The Lost Umbrellas

Martha Varzaly
Guest Author

It was pouring raining when I came home from school, and neither Truman, my pug/cairn, nor I cared to walk.  It was still raining in the morning, but Truman’s urgent bark sounds like “Up!”  I’m not sure where he learned that sound but it surely wakes me up.  This time I knew that going out was essential.

Truman with Martha’s Umbrella

I pulled on yesterday’s dirty clothes and reached for the flowered umbrella that wasn’t in the umbrella stand.  It wasn’t in the hall closet.  It wasn’t in the garage.  Nor was it in the car.  How can one lose a wet umbrella in a condo?  Surely other umbrellas were in the back of the hall closet . . . the big black one that can cover three people, another flowered one that I bought in Target during a thunderstorm, a red one that I’ve had for years, and a sky blue one that collapses. All the while Truman demanded that we go naked in the rain   By the time we’d chased the water down the street gutters, waited for Truman to sniff every bush and peed on most of them.  Eventually we meandered home, and I dried him off before he shook the water on the carpet.  Exchanging my soaking clothes and grabbing a cup of hot coffee helped my mood.

Losing umbrellas is not the only lost thing in my life. My life seems confused like my condo . . . junk mail has spilled from the file cabinet to floor.  One day, I’ll write an article about the unwanted stuff that fills my mail box.  The clock over my desk needs a battery.  I got it off the wall, but haven’t gotten the kitchen stool so I can put it back nor can I find a battery. I must have at least half-dozen pairs of cheap reading glasses, yet there’s never a pair to be found when I’m in a hurry. There are always dishes in the sink; although, I’m sure I cleaned the kitchen last night.

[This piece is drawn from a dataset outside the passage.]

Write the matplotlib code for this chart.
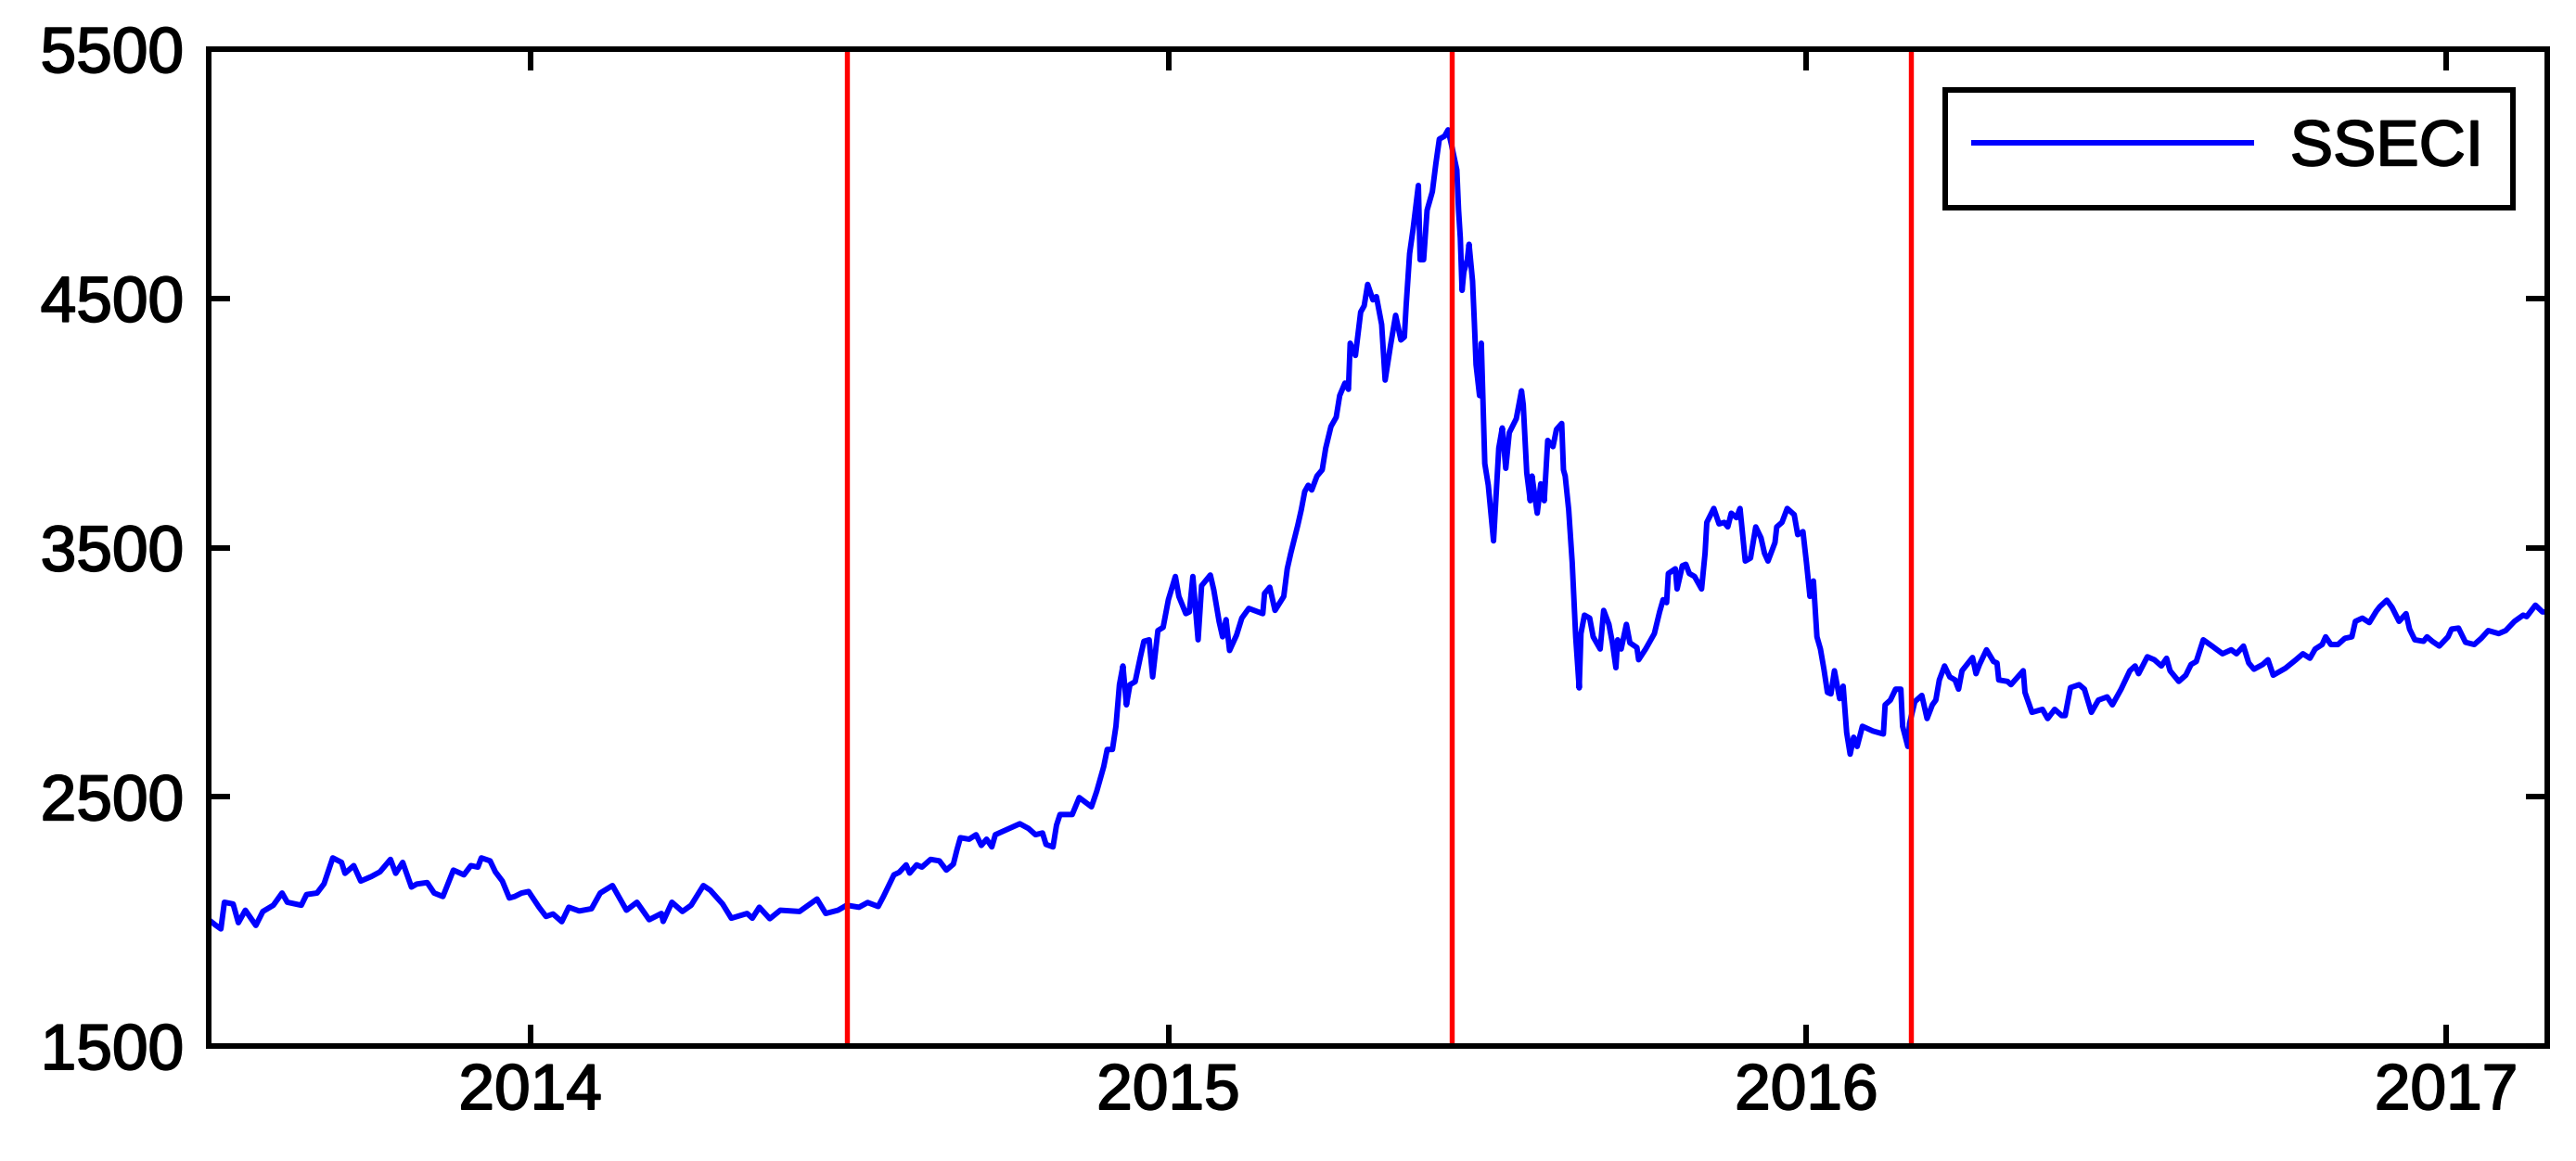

It’s even worse.  I can never remember whom I have told someone something.  It may be just a joke or something important.  My children give me that look that says, “Mom, you’ve told me that already.”  Isolation and silence seems the best since I can’t upset others by repetition. I help shuttle the grandchildren to and from all sorts of activities, and my daughter sends me a weekly calendar.  For her calendar, I am grateful.  Otherwise I never know where and when I am supposed to be.

A year ago when I went to the doctor looking for a solution to my losing memory, I saw my primary care physician and a neurologist.  I took all their tests and nothing showed up – or at least nothing bad showed up.  There was no indication of memory lost, but I couldn’t remember things. Last semester I had trouble remembering my students’ name. Now walking into classroom is frightening.  The doctors will most likely blame my confusion because my husband died this spring.

But this year, I’ve done my homework. I will fight to awaken my brain and find those umbrellas!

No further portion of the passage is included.